TASK INSTRUCTIONS = Set the listing down again exactly, please, apart from its pictures.

[Start]

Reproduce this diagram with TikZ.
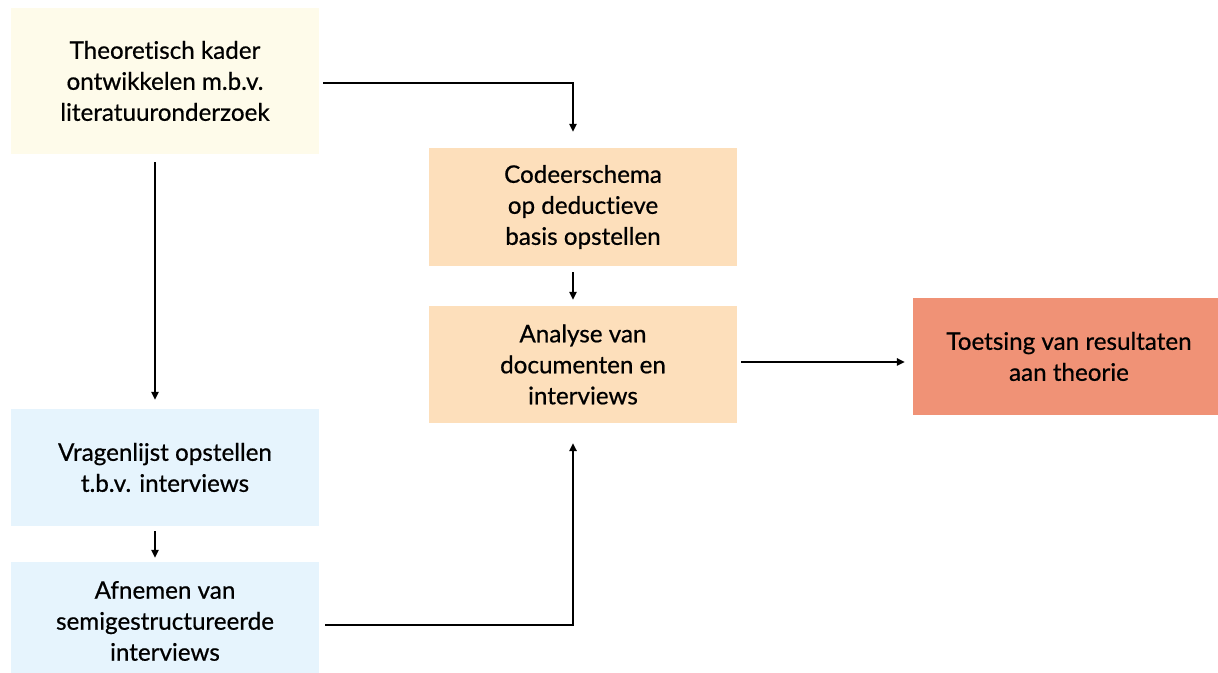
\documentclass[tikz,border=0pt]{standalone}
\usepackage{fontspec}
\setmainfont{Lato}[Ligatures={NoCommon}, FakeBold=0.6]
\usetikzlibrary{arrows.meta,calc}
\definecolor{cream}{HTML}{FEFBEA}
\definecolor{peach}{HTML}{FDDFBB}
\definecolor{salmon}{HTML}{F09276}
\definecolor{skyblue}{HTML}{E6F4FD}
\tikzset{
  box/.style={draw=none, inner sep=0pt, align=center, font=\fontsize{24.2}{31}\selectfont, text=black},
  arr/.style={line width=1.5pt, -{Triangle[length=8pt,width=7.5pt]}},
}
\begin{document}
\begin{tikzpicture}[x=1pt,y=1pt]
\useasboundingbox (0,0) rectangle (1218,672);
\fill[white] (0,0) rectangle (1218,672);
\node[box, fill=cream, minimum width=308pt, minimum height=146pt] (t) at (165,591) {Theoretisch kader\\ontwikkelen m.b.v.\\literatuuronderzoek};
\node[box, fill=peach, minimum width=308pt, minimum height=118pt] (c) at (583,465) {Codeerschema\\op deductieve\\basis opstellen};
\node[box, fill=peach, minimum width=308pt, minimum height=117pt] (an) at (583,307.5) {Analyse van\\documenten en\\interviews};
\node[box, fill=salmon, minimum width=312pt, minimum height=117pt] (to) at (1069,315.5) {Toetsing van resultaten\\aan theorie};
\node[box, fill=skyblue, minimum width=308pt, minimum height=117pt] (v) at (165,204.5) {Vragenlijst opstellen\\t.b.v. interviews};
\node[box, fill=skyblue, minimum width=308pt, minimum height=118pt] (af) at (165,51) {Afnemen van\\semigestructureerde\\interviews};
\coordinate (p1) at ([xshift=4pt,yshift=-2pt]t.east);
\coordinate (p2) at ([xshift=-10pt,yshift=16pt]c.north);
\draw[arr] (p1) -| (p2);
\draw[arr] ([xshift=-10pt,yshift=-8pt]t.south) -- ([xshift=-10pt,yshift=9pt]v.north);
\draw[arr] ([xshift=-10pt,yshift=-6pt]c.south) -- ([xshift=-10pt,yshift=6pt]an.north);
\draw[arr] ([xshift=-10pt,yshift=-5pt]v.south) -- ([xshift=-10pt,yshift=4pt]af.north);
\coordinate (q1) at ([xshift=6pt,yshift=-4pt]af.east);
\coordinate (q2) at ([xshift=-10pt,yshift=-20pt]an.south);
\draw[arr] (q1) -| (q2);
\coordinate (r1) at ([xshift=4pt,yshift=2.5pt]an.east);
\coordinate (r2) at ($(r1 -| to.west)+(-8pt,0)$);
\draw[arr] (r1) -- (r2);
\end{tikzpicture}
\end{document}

[End]

RESULT BELOW =
Reproduce this diagram with TikZ.
\documentclass[tikz,border=0pt]{standalone}
\usepackage{fontspec}
\setmainfont{Lato}[Ligatures={NoCommon}, FakeBold=0.6]
\usetikzlibrary{arrows.meta,calc}
\definecolor{cream}{HTML}{FEFBEA}
\definecolor{peach}{HTML}{FDDFBB}
\definecolor{salmon}{HTML}{F09276}
\definecolor{skyblue}{HTML}{E6F4FD}
\tikzset{
  box/.style={draw=none, inner sep=0pt, align=center, font=\fontsize{24.2}{31}\selectfont, text=black},
  arr/.style={line width=1.5pt, -{Triangle[length=8pt,width=7.5pt]}},
}
\begin{document}
\begin{tikzpicture}[x=1pt,y=1pt]
\useasboundingbox (0,0) rectangle (1218,672);
\fill[white] (0,0) rectangle (1218,672);
\node[box, fill=cream, minimum width=308pt, minimum height=146pt] (t) at (165,591) {Theoretisch kader\\ontwikkelen m.b.v.\\literatuuronderzoek};
\node[box, fill=peach, minimum width=308pt, minimum height=118pt] (c) at (583,465) {Codeerschema\\op deductieve\\basis opstellen};
\node[box, fill=peach, minimum width=308pt, minimum height=117pt] (an) at (583,307.5) {Analyse van\\documenten en\\interviews};
\node[box, fill=salmon, minimum width=312pt, minimum height=117pt] (to) at (1069,315.5) {Toetsing van resultaten\\aan theorie};
\node[box, fill=skyblue, minimum width=308pt, minimum height=117pt] (v) at (165,204.5) {Vragenlijst opstellen\\t.b.v. interviews};
\node[box, fill=skyblue, minimum width=308pt, minimum height=118pt] (af) at (165,51) {Afnemen van\\semigestructureerde\\interviews};
\coordinate (p1) at ([xshift=4pt,yshift=-2pt]t.east);
\coordinate (p2) at ([xshift=-10pt,yshift=16pt]c.north);
\draw[arr] (p1) -| (p2);
\draw[arr] ([xshift=-10pt,yshift=-8pt]t.south) -- ([xshift=-10pt,yshift=9pt]v.north);
\draw[arr] ([xshift=-10pt,yshift=-6pt]c.south) -- ([xshift=-10pt,yshift=6pt]an.north);
\draw[arr] ([xshift=-10pt,yshift=-5pt]v.south) -- ([xshift=-10pt,yshift=4pt]af.north);
\coordinate (q1) at ([xshift=6pt,yshift=-4pt]af.east);
\coordinate (q2) at ([xshift=-10pt,yshift=-20pt]an.south);
\draw[arr] (q1) -| (q2);
\coordinate (r1) at ([xshift=4pt,yshift=2.5pt]an.east);
\coordinate (r2) at ($(r1 -| to.west)+(-8pt,0)$);
\draw[arr] (r1) -- (r2);
\end{tikzpicture}
\end{document}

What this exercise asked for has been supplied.